Most lenders will accept down payment funds that are a gift from family as an acceptable down payment. A gift letter signed by the donor is usually required to confirm that the funds are a true gift and not a loan. Where the mortgage requires Mortgage Loan Insurance, the gift money is required to be in the purchaser's possession before the completion of the mortgage.

How does bankruptcy affect my ability to qualify for a mortgage?

Depending on the circumstances surrounding your bankruptcy, generally some lenders would consider providing mortgage financing. If you have been previously discharged from bankruptcy, the best way to determine whether or not you qualify at this time is to fill out an application and have one of the Morgan Financial Group team members discuss your situation. Morgan Financial Group has many lenders to approach based on your circumstances.

Article: Credit Repair 101

How will child support and alimony affect my mortgage qualification?

Where Child Support and Alimony are paid by you to another person, generally the amount paid out is deducted from your total income before determining the size of mortgage you will qualify for.

Where Child Support and Alimony are received by you from another person, generally the amount paid may be added to your total income before determining the size of mortgage you will qualify for, provided proof of regular receipt is available for a period of time determined by the lender.
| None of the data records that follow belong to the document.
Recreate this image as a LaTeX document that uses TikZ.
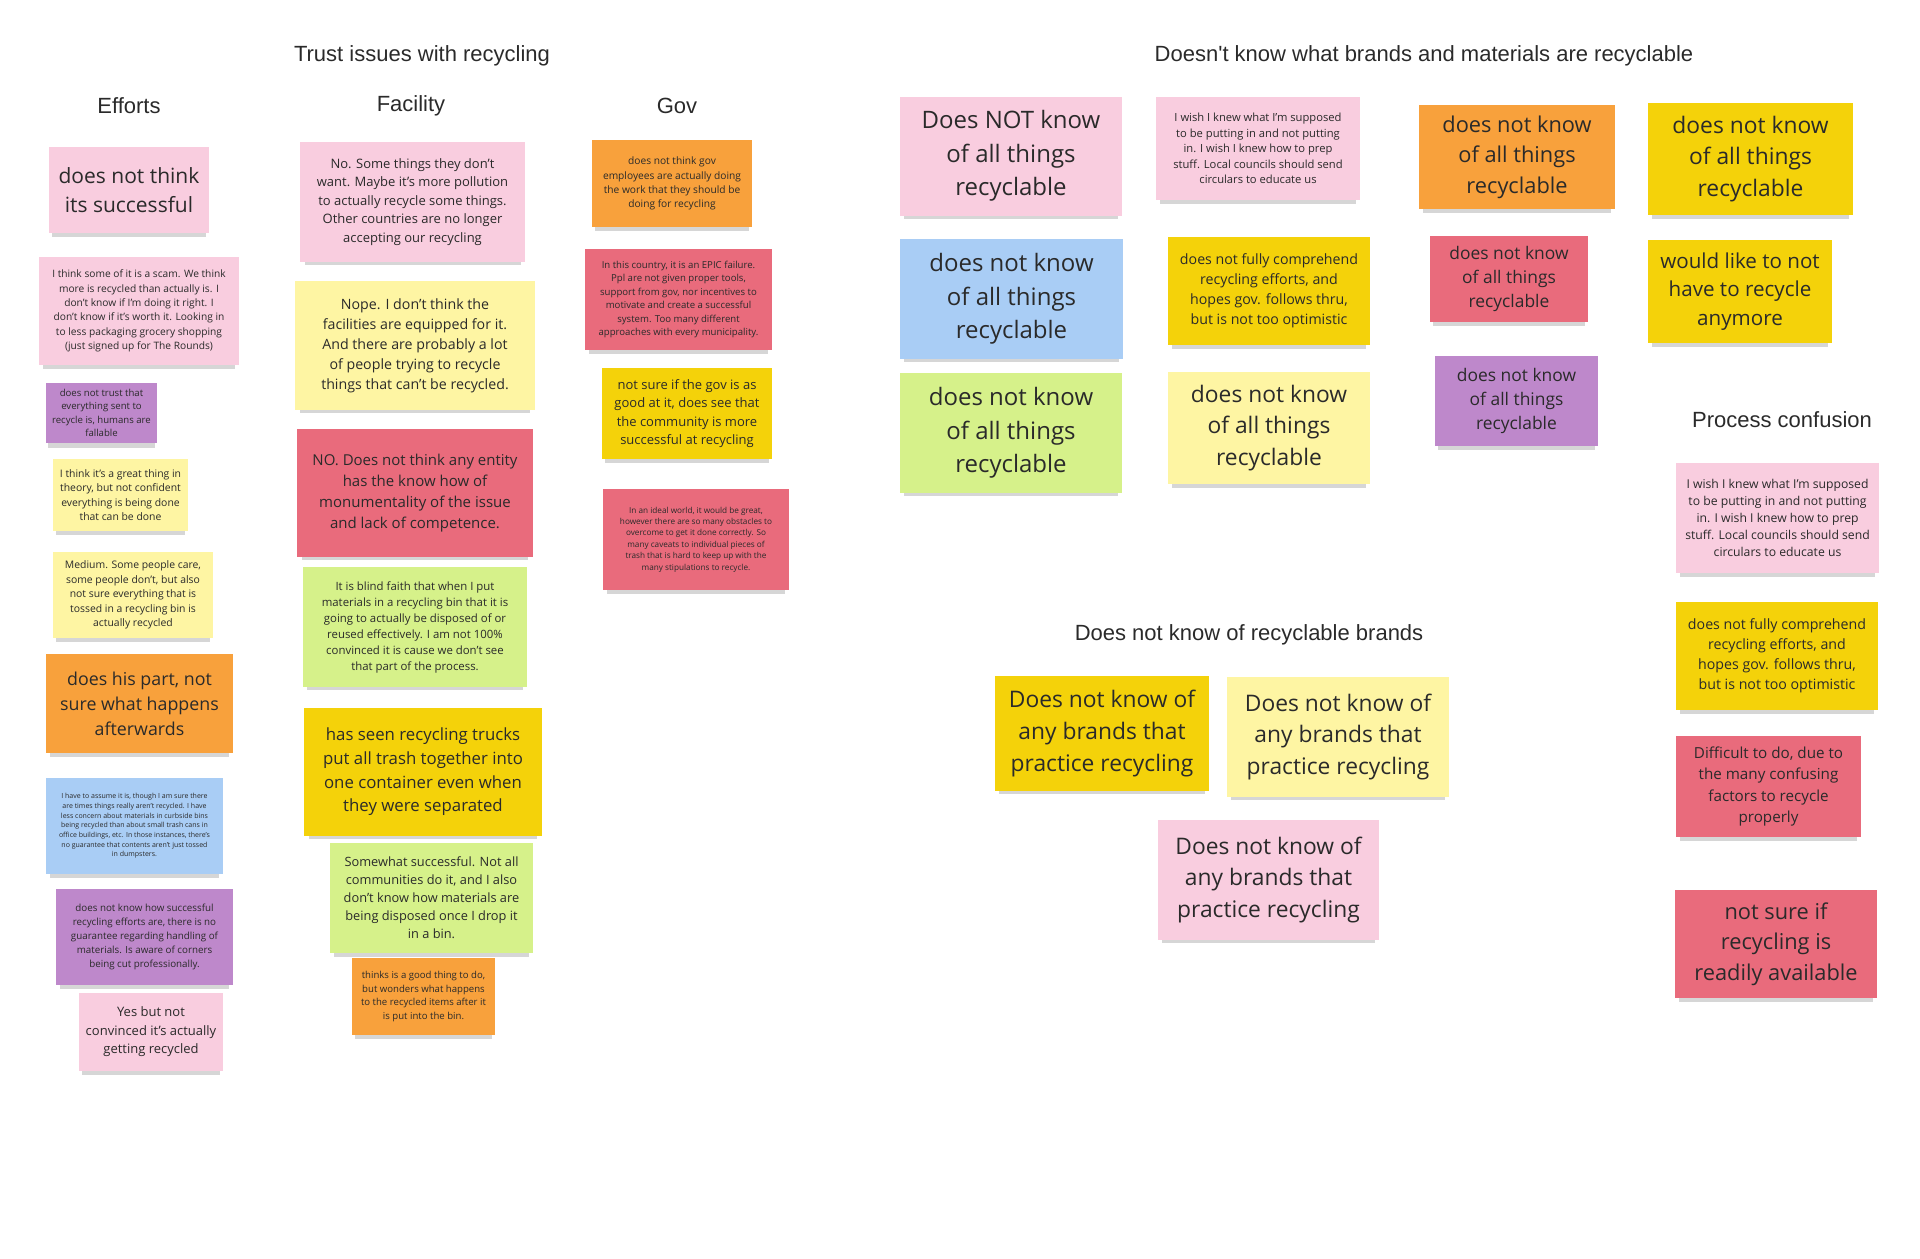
\documentclass[tikz,border=0pt]{standalone}
\usepackage{fontspec}
\setmainfont{Open Sans}
\newfontfamily\titlefont{Liberation Sans}
\usetikzlibrary{shadows}
\definecolor{pk}{HTML}{F9CDDF}
\definecolor{ly}{HTML}{FEF5A3}
\definecolor{yl}{HTML}{F4D20A}
\definecolor{og}{HTML}{F8A13C}
\definecolor{rd}{HTML}{E96B7C}
\definecolor{pu}{HTML}{BE88CB}
\definecolor{bl}{HTML}{A9CDF5}
\definecolor{lg}{HTML}{D6F18A}
\definecolor{txt}{HTML}{2A2A2A}
\newcommand\fz[2]{\fontsize{#1}{#2}\selectfont}
\tikzset{
  sticky/.style={draw=none, inner sep=0pt, align=center, text=txt,
    drop shadow={shadow xshift=0pt, shadow yshift=-3pt, opacity=0.16, fill=black, shadow scale=0.96}},
  sz/.style 2 args={minimum width=#1*0.5pt, minimum height=#2*0.5pt},
  ttl/.style={inner sep=0pt, text=txt, font={\titlefont\fz{11}{13}}}
}
\begin{document}
\begin{tikzpicture}[x=0.5pt, y=-0.5pt]
\useasboundingbox (0,0) rectangle (1920,1258);
% titles
\node[ttl] (t1) at (422,56) {Trust issues with recycling};
\node[ttl] (t2) at (1424,56) {Doesn't know what brands and materials are recyclable};
\node[ttl] (h1) at (129,106) {Efforts};
\node[ttl] (h2) at (411,106) {Facility};
\node[ttl] (h3) at (677,106) {Gov};
\node[ttl] (h4) at (1782,420) {Process confusion};
\node[ttl] (h5) at (1249,635) {Does not know of recyclable brands};
% Efforts
\node[sticky, fill=pk, sz={160}{86}, font={\fz{10.5}{14.7}}] (e1) at (129,190) {does not think\\its successful};
\node[sticky, fill=pk, sz={200}{108}, font={\fz{5.1}{7.2}}] (e2) at (139,311) {I think some of it is a scam. We think\\more is recycled than actually is. I\\don't know if I'm doing it right. I\\don't know if it's worth it. Looking in\\to less packaging grocery shopping\\(just signed up for The Rounds)};
\node[sticky, fill=pu, sz={111}{60}, font={\fz{4.8}{6.7}}] (e3) at (101.5,413) {does not trust that\\everything sent to\\recycle is, humans are\\fallable};
\node[sticky, fill=ly, sz={135}{72}, font={\fz{5.2}{7.25}}] (e4) at (120.5,495) {I think it's a great thing in\\theory, but not confident\\everything is being done\\that can be done};
\node[sticky, fill=ly, sz={160}{86}, font={\fz{5.2}{7.25}}] (e5) at (133,595) {Medium. Some people care,\\some people don't, but also\\not sure everything that is\\tossed in a recycling bin is\\actually recycled};
\node[sticky, fill=og, sz={187}{99}, font={\fz{8.9}{12.5}}] (e6) at (139.5,703.5) {does his part, not\\sure what happens\\afterwards};
\node[sticky, fill=bl, sz={177}{96}, font={\fz{3.5}{4.85}}] (e7) at (134.5,826) {I have to assume it is, though I am sure there\\are times things really aren't recycled. I have\\less concern about materials in curbside bins\\being recycled than about small trash cans in\\office buildings, etc. In those instances, there's\\no guarantee that contents aren't just tossed\\in dumpsters.};
\node[sticky, fill=pu, sz={177}{96}, font={\fz{4.9}{6.9}}] (e8) at (144.5,937) {does not know how successful\\recycling efforts are, there is no\\guarantee regarding handling of\\materials. Is aware of corners\\being cut professionally.};
\node[sticky, fill=pk, sz={144}{78}, font={\fz{6.5}{9.2}}] (e9) at (151,1032) {Yes but not\\convinced it's actually\\getting recycled};
% Facility
\node[sticky, fill=pk, sz={225}{120}, font={\fz{6.5}{9.2}}] (f1) at (412.5,202) {No. Some things they don't\\want. Maybe it's more pollution\\to actually recycle some things.\\Other countries are no longer\\accepting our recycling};
\node[sticky, fill=ly, sz={240}{129}, font={\fz{7.1}{10}}] (f2) at (415,345.5) {Nope. I don't think the\\facilities are equipped for it.\\And there are probably a lot\\of people trying to recycle\\things that can't be recycled.};
\node[sticky, fill=rd, sz={236}{128}, font={\fz{7.5}{10.5}}] (f3) at (415,493) {NO. Does not think any entity\\has the know how of\\monumentality of the issue\\and lack of competence.};
\node[sticky, fill=lg, sz={224}{120}, font={\fz{5.7}{8}}] (f4) at (415,627) {It is blind faith that when I put\\materials in a recycling bin that it is\\going to actually be disposed of or\\reused effectively. I am not 100\%\\convinced it is cause we don't see\\that part of the process.};
\node[sticky, fill=yl, sz={238}{128}, font={\fz{8.4}{11.8}}] (f5) at (423,772) {has seen recycling trucks\\put all trash together into\\one container even when\\they were separated};
\node[sticky, fill=lg, sz={203}{110}, font={\fz{6.4}{9}}] (f6) at (431.5,898) {Somewhat successful. Not all\\communities do it, and I also\\don't know how materials are\\being disposed once I drop it\\in a bin.};
\node[sticky, fill=og, sz={143}{77}, font={\fz{4.8}{6.7}}] (f7) at (423.5,996.5) {thinks is a good thing to do,\\but wonders what happens\\to the recycled items after it\\is put into the bin.};
% Gov
\node[sticky, fill=og, sz={160}{87}, font={\fz{5.1}{7.1}}] (g1) at (672,183.5) {does not think gov\\employees are actually doing\\the work that they should be\\doing for recycling};
\node[sticky, fill=rd, sz={187}{101}, font={\fz{4.8}{6.7}}] (g2) at (678.5,299.5) {In this country, it is an EPIC failure.\\Ppl are not given proper tools,\\support from gov, nor incentives to\\motivate and create a successful\\system. Too many different\\approaches with every municipality.};
\node[sticky, fill=yl, sz={170}{91}, font={\fz{6.5}{9.2}}] (g3) at (687,413.5) {not sure if the gov is as\\good at it, does see that\\the community is more\\successful at recycling};
\node[sticky, fill=rd, sz={186}{101}, font={\fz{4.1}{5.7}}] (g4) at (696,539.5) {In an ideal world, it would be great,\\however there are so many obstacles to\\overcome to get it done correctly. So\\many caveats to individual pieces of\\trash that is hard to keep up with the\\many stipulations to recycle.};
% Doesn't know brands/materials
\node[sticky, fill=pk, sz={222}{119}, font={\fz{12}{16.8}}] (a1) at (1011,156) {Does NOT know\\of all things\\recyclable};
\node[sticky, fill=bl, sz={223}{120}, font={\fz{12}{16.8}}] (a2) at (1011.5,299) {does not know\\of all things\\recyclable};
\node[sticky, fill=lg, sz={222}{120}, font={\fz{12}{16.8}}] (a3) at (1011,433) {does not know\\of all things\\recyclable};
\node[sticky, fill=pk, sz={204}{103}, font={\fz{5.6}{7.8}}] (b1) at (1258,148.5) {I wish I knew what I'm supposed\\to be putting in and not putting\\in. I wish I knew how to prep\\stuff. Local councils should send\\circulars to educate us};
\node[sticky, fill=yl, sz={202}{108}, font={\fz{7.1}{10}}] (b2) at (1269,291) {does not fully comprehend\\recycling efforts, and\\hopes gov. follows thru,\\but is not too optimistic};
\node[sticky, fill=ly, sz={202}{112}, font={\fz{11.4}{15.9}}] (b3) at (1269,428) {does not know\\of all things\\recyclable};
\node[sticky, fill=og, sz={196}{104}, font={\fz{10.9}{15.3}}] (c1) at (1517,157) {does not know\\of all things\\recyclable};
\node[sticky, fill=rd, sz={158}{86}, font={\fz{8.7}{12.2}}] (c2) at (1509,279) {does not know\\of all things\\recyclable};
\node[sticky, fill=pu, sz={163}{90}, font={\fz{8.7}{12.2}}] (c3) at (1516.5,401) {does not know\\of all things\\recyclable};
\node[sticky, fill=yl, sz={205}{112}, font={\fz{11.4}{15.9}}] (d1) at (1750.5,159) {does not know\\of all things\\recyclable};
\node[sticky, fill=yl, sz={184}{103}, font={\fz{10.3}{14.4}}] (d2) at (1740,291.5) {would like to not\\have to recycle\\anymore};
% Process confusion
\node[sticky, fill=pk, sz={203}{110}, font={\fz{6.1}{8.6}}] (p1) at (1777.5,518) {I wish I knew what I'm supposed\\to be putting in and not putting\\in. I wish I knew how to prep\\stuff. Local councils should send\\circulars to educate us};
\node[sticky, fill=yl, sz={202}{108}, font={\fz{7.1}{10}}] (p2) at (1777,656) {does not fully comprehend\\recycling efforts, and\\hopes gov. follows thru,\\but is not too optimistic};
\node[sticky, fill=rd, sz={185}{101}, font={\fz{7.6}{10.6}}] (p3) at (1768.5,786.5) {Difficult to do, due to\\the many confusing\\factors to recycle\\properly};
\node[sticky, fill=rd, sz={202}{108}, font={\fz{10.9}{15.3}}] (p4) at (1776,944) {not sure if\\recycling is\\readily available};
% Brands
\node[sticky, fill=yl, sz={214}{115}, font={\fz{11.4}{15.9}}] (r1) at (1102,733.5) {Does not know of\\any brands that\\practice recycling};
\node[sticky, fill=ly, sz={222}{120}, font={\fz{11.4}{15.9}}] (r2) at (1338,737) {Does not know of\\any brands that\\practice recycling};
\node[sticky, fill=pk, sz={221}{120}, font={\fz{11.4}{15.9}}] (r3) at (1268.5,880) {Does not know of\\any brands that\\practice recycling};
\end{tikzpicture}
\end{document}
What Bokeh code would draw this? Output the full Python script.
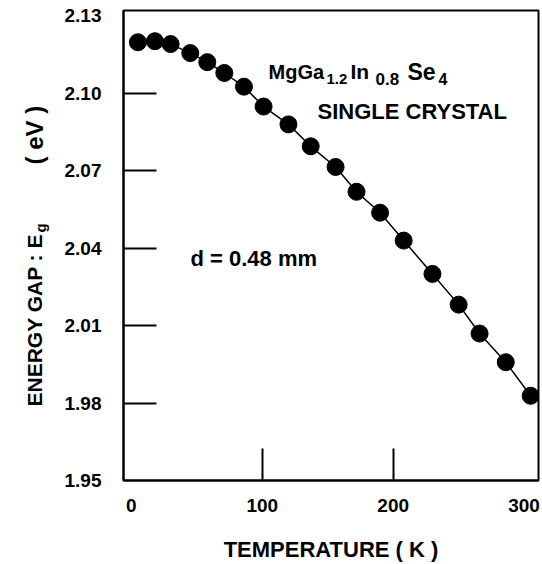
import math
from bokeh.plotting import figure
from bokeh.layouts import row
from bokeh.models import Label, FixedTicker, PrintfTickFormatter
from bokeh.embed import file_html
from bokeh.resources import INLINE

# ---- data ----
temperature = [5, 18, 30, 45, 58, 71, 86, 101, 120, 137, 156, 172, 190, 208, 230, 250, 266, 286, 305]
energy_gap = [2.1197, 2.1201, 2.1190, 2.1155, 2.1120, 2.1078, 2.1025, 2.0948, 2.0879, 2.0794,
              2.0714, 2.0618, 2.0537, 2.0429, 2.0300, 2.0181, 2.0069, 1.9958, 1.9828]

x_ticks = [0, 100, 200, 300]
x_inner_ticks = [100, 200]
y_ticks = [1.95, 1.98, 2.01, 2.04, 2.07, 2.10, 2.13]
y_inner_ticks = [1.98, 2.01, 2.04, 2.07, 2.10]

FONT = "Liberation Sans"

p = figure(width=487, height=564, x_range=(-6, 311), y_range=(1.95, 2.132),
           output_backend="svg", toolbar_location=None,
           min_border_left=68, min_border_right=4, min_border_top=10, min_border_bottom=80)

p.xgrid.visible = False
p.ygrid.visible = False
p.outline_line_color = "black"
p.outline_line_width = 2
p.background_fill_color = "white"
p.border_fill_color = "white"

for ax in (p.xaxis, p.yaxis):
    ax.axis_line_color = "black"
    ax.axis_line_width = 2
    ax.major_tick_in = 0
    ax.major_tick_out = 0
    ax.minor_tick_out = 0
    ax.minor_tick_line_color = "black"
    ax.minor_tick_line_width = 2
    ax.major_label_text_font = FONT
    ax.major_label_text_font_style = "bold"
    ax.major_label_text_font_size = "19px"
    ax.major_label_text_color = "black"

p.xaxis.ticker = FixedTicker(ticks=x_ticks, minor_ticks=x_inner_ticks)
p.xaxis.minor_tick_in = 32
p.xaxis.major_label_standoff = 18
p.xaxis.axis_label = "TEMPERATURE ( K )"
p.xaxis.axis_label_text_font = FONT
p.xaxis.axis_label_text_font_style = "bold"
p.xaxis.axis_label_text_font_size = "22px"
p.xaxis.axis_label_text_color = "black"
p.xaxis.axis_label_standoff = 22

p.yaxis.ticker = FixedTicker(ticks=y_ticks, minor_ticks=y_inner_ticks)
p.yaxis.formatter = PrintfTickFormatter(format="%.2f")
p.yaxis.minor_tick_in = 33
p.yaxis.major_label_standoff = 22

# data
p.line(temperature, energy_gap, line_color="black", line_width=1.5)
p.scatter(temperature, energy_gap, size=17, fill_color="black", line_color="black")

def lab(fig, x, y, text, size, align="left", baseline="alphabetic", angle=0.0):
    fig.add_layout(Label(x=x, y=y, x_units="screen", y_units="screen", text=text,
                         text_font=FONT, text_font_style="bold", text_font_size=size,
                         text_color="black", text_align=align, text_baseline=baseline,
                         angle=angle))

# formula MgGa1.2In0.8Se4
lab(p, 145, 409, "MgGa", "20px")
lab(p, 203, 402, "1.2", "15px")
lab(p, 227, 409, "In", "21px")
lab(p, 252, 402, "0.8", "17px")
lab(p, 284, 409, "Se", "23px")
lab(p, 315, 402, "4", "16px")

lab(p, 194, 369, "SINGLE CRYSTAL", "22px", baseline="middle")
lab(p, 67, 222, "d = 0.48 mm", "22px", baseline="middle")

# left strip carrying the rotated y-axis title (its frame is aligned with the main frame)
left = figure(width=55, height=564, x_range=(0, 1), y_range=(0, 1),
              output_backend="svg", toolbar_location=None, min_border=0)
left.axis.visible = False
left.xgrid.visible = False
left.ygrid.visible = False
left.outline_line_color = None
left.background_fill_color = "white"
left.border_fill_color = "white"

lab(left, 34, 74, "ENERGY GAP : E", "21px", baseline="middle", angle=math.pi / 2)
lab(left, 40, 248, "g", "15px", baseline="middle", angle=math.pi / 2)
lab(left, 34, 316, "( eV )", "24px", baseline="middle", angle=math.pi / 2)

layout = row(left, p)
open("out.html", "w").write(file_html(layout, INLINE))
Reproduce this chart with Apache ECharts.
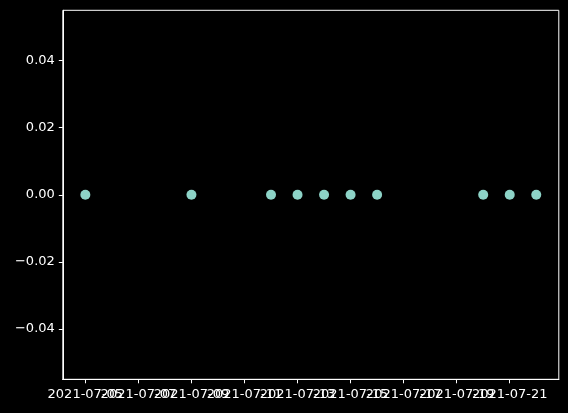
<!DOCTYPE html>
<html>
<head>
<meta charset="utf-8">
<script src="https://cdn.jsdelivr.net/npm/echarts@6/dist/echarts.min.js"></script>
<style>
html,body{margin:0;padding:0;background:#000;}
#c{width:568px;height:413px;}
</style>
</head>
<body>
<div id="c"></div>
<script>
// Data
const dates = ['2021-07-05','2021-07-09','2021-07-12','2021-07-13','2021-07-14','2021-07-15','2021-07-16','2021-07-20','2021-07-21','2021-07-22'];
const values = [0,0,0,0,0,0,0,0,0,0];
const xTickDates = ['2021-07-05','2021-07-07','2021-07-09','2021-07-11','2021-07-13','2021-07-15','2021-07-17','2021-07-19','2021-07-21'];
const yTicks = [-0.04,-0.02,0.00,0.02,0.04];

function ts(s){const p=s.split('-').map(Number);return Date.UTC(p[0],p[1]-1,p[2]);}
function fmtDate(v){const d=new Date(v);const m=String(d.getUTCMonth()+1).padStart(2,'0');const dd=String(d.getUTCDate()).padStart(2,'0');return d.getUTCFullYear()+'-'+m+'-'+dd;}

const xs = dates.map(ts);
const xMinData = Math.min(...xs), xMaxData = Math.max(...xs);
const xPad = (xMaxData - xMinData) * 0.05;
const tickVals = xTickDates.map(ts);
// split ticks in two groups so that all overlapping labels are drawn (like matplotlib)
const tickA = tickVals.filter((v,i)=>i%2===0);
const tickB = tickVals.filter((v,i)=>i%2===1);

const font = 'DejaVu Sans';
const fs = 13;
function xAxisDef(ticks){
  return {
    type:'value',
    position:'bottom',
    min:xMinData - xPad, max:xMaxData + xPad,
    splitLine:{show:false},
    axisLine:{show:true, onZero:false, lineStyle:{color:'#ffffff', width:1}},
    axisTick:{show:true, length:4, customValues:ticks, lineStyle:{color:'#ffffff', width:1}},
    axisLabel:{show:true, customValues:ticks, color:'#ffffff', fontFamily:font, fontSize:fs, margin:9, hideOverlap:false, showMinLabel:true, showMaxLabel:true, formatter:(v)=>fmtDate(v)}
  };
}

const chart = echarts.init(document.getElementById('c'), null, {renderer:'canvas'});
chart.setOption({
  backgroundColor:'#000000',
  animation:false,
  grid:{left:62.8, right:9.2, top:10.3, bottom:33.7, containLabel:false, show:true, borderColor:'#ffffff', borderWidth:1, backgroundColor:'transparent'},
  xAxis:[xAxisDef(tickA), xAxisDef(tickB)],
  yAxis:{
    type:'value',
    min:-0.055, max:0.055,
    splitLine:{show:false},
    axisLine:{show:true, onZero:false, lineStyle:{color:'#ffffff', width:1}},
    axisTick:{show:true, length:4, customValues:yTicks, lineStyle:{color:'#ffffff', width:1}},
    axisLabel:{show:true, customValues:yTicks, color:'#ffffff', fontFamily:font, fontSize:fs, margin:8, hideOverlap:false, showMinLabel:true, showMaxLabel:true,
      formatter:(v)=>{const s=Math.abs(v).toFixed(2);return (v< -1e-9?'\u2212':'')+s;}}
  },
  series:[{
    type:'scatter',
    xAxisIndex:0,
    data:xs.map((x,i)=>[x, values[i]]),
    symbol:'circle',
    symbolSize:10,
    itemStyle:{color:'#8dd3c7', opacity:1}
  }]
});
</script>
</body>
</html>
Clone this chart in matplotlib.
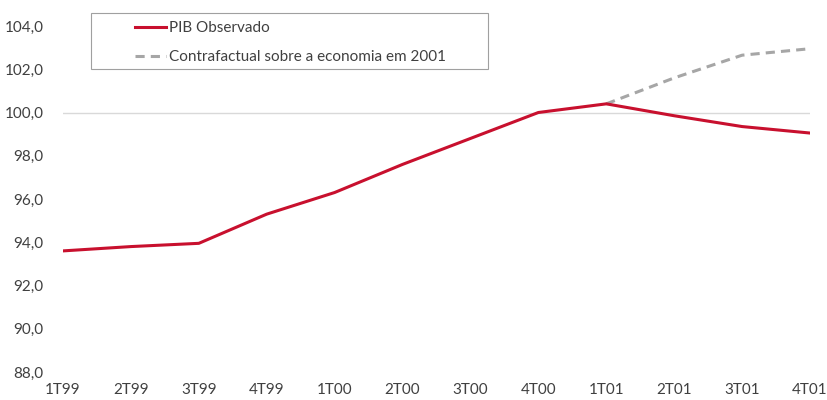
import matplotlib.pyplot as plt
from matplotlib.ticker import FuncFormatter
from matplotlib.patches import Rectangle

plt.rcParams['font.family'] = ['Lato', 'DejaVu Sans']

quarters = ['1T99', '2T99', '3T99', '4T99', '1T00', '2T00',
            '3T00', '4T00', '1T01', '2T01', '3T01', '4T01']
pib = [93.6, 93.8, 93.95, 95.3, 96.3, 97.6, 98.8, 100.0, 100.4, 99.85, 99.35, 99.05]
contrafactual = [None] * 8 + [100.4, 101.6, 102.65, 102.95]

red = '#C8102E'
grey = '#A6A6A6'
text_col = '#404040'
W, H = 828, 400

x = list(range(len(quarters)))
cf_x = [i for i, v in zip(x, contrafactual) if v is not None]
cf_y = [v for v in contrafactual if v is not None]

fig = plt.figure(figsize=(8.28, 4.0), dpi=100)
ax = fig.add_axes([63 / W, 0.07, (810 - 63) / W, 0.865])

ax.axhline(100, color='#D9D9D9', lw=1, zorder=1)
ax.plot(cf_x, cf_y, color=grey, lw=2.2, ls=(0, (3, 2)),
        label='Contrafactual sobre a economia em 2001', zorder=2)
ax.plot(x, pib, color=red, lw=2.2, label='PIB Observado', zorder=3)

ax.set_xlim(0, 11)
ax.set_ylim(88, 104)
ax.set_yticks(range(88, 105, 2))
ax.yaxis.set_major_formatter(FuncFormatter(lambda v, p: f'{v:.1f}'.replace('.', ',')))
ax.set_xticks(x)
ax.set_xticklabels(quarters)
ax.tick_params(length=0, labelsize=11, colors=text_col)
ax.tick_params(axis='y', pad=14)
ax.tick_params(axis='x', pad=8)
for s in ax.spines.values():
    s.set_visible(False)

# legend box drawn separately so it can be wider than its contents
fig.patches.append(Rectangle((91 / W, 1 - 69 / H), (488 - 91) / W, (69 - 13) / H,
                             transform=fig.transFigure, fill=False,
                             edgecolor='#A0A0A0', lw=0.8))
handles, labels = ax.get_legend_handles_labels()
leg = fig.legend(handles[::-1], labels[::-1], loc='upper left',
                 bbox_to_anchor=(135 / W, 1 - 21 / H), fontsize=11,
                 frameon=False, handlelength=2.0, handletextpad=0.2,
                 borderpad=0, borderaxespad=0, labelspacing=1.0)
for t in leg.get_texts():
    t.set_color(text_col)

fig.savefig('out.png', dpi=100)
Should I wait for my mortgage to mature before obtaining an approval?

No, have Morgan Financial Group begin shopping around for an interest rate at least 90 days before your mortgage matures. Lenders will often guarantee an interest rate to you as much as 120 days before your mortgage matures. Most lenders will cover or offset a majority of the costs of transferring your mortgage. This means a rate promised well in advance of your maturity date, thus eliminating any worries of higher rates. And if rates drop before the actual maturity rate, the new lender will usually adjust your interest rate lower as well.

Most lenders send out their mortgage renewal notices offering existing clients their posted interest rates. The rate you are being offered is usually not the best one.

Article: Switch mortgage

I'm retired with a pension income. Can I get a mortgage?

Absolutely! Financial institutions are not permitted to discriminate based on age. As such, you are entitled to the same mortgage terms and qualifications guidelines as non-retired persons.

Further, pension income qualifies the same as any other income.

As a non-resident, can I qualify for a mortgage?

Yes, as a non-resident you are able to qualify for a mortgage. The maximum Loan to Value Ratio is typically limited to 65%, but can go as high as 75% in special cases.

A credit report from the country of origin, proof of income and down payment is also required.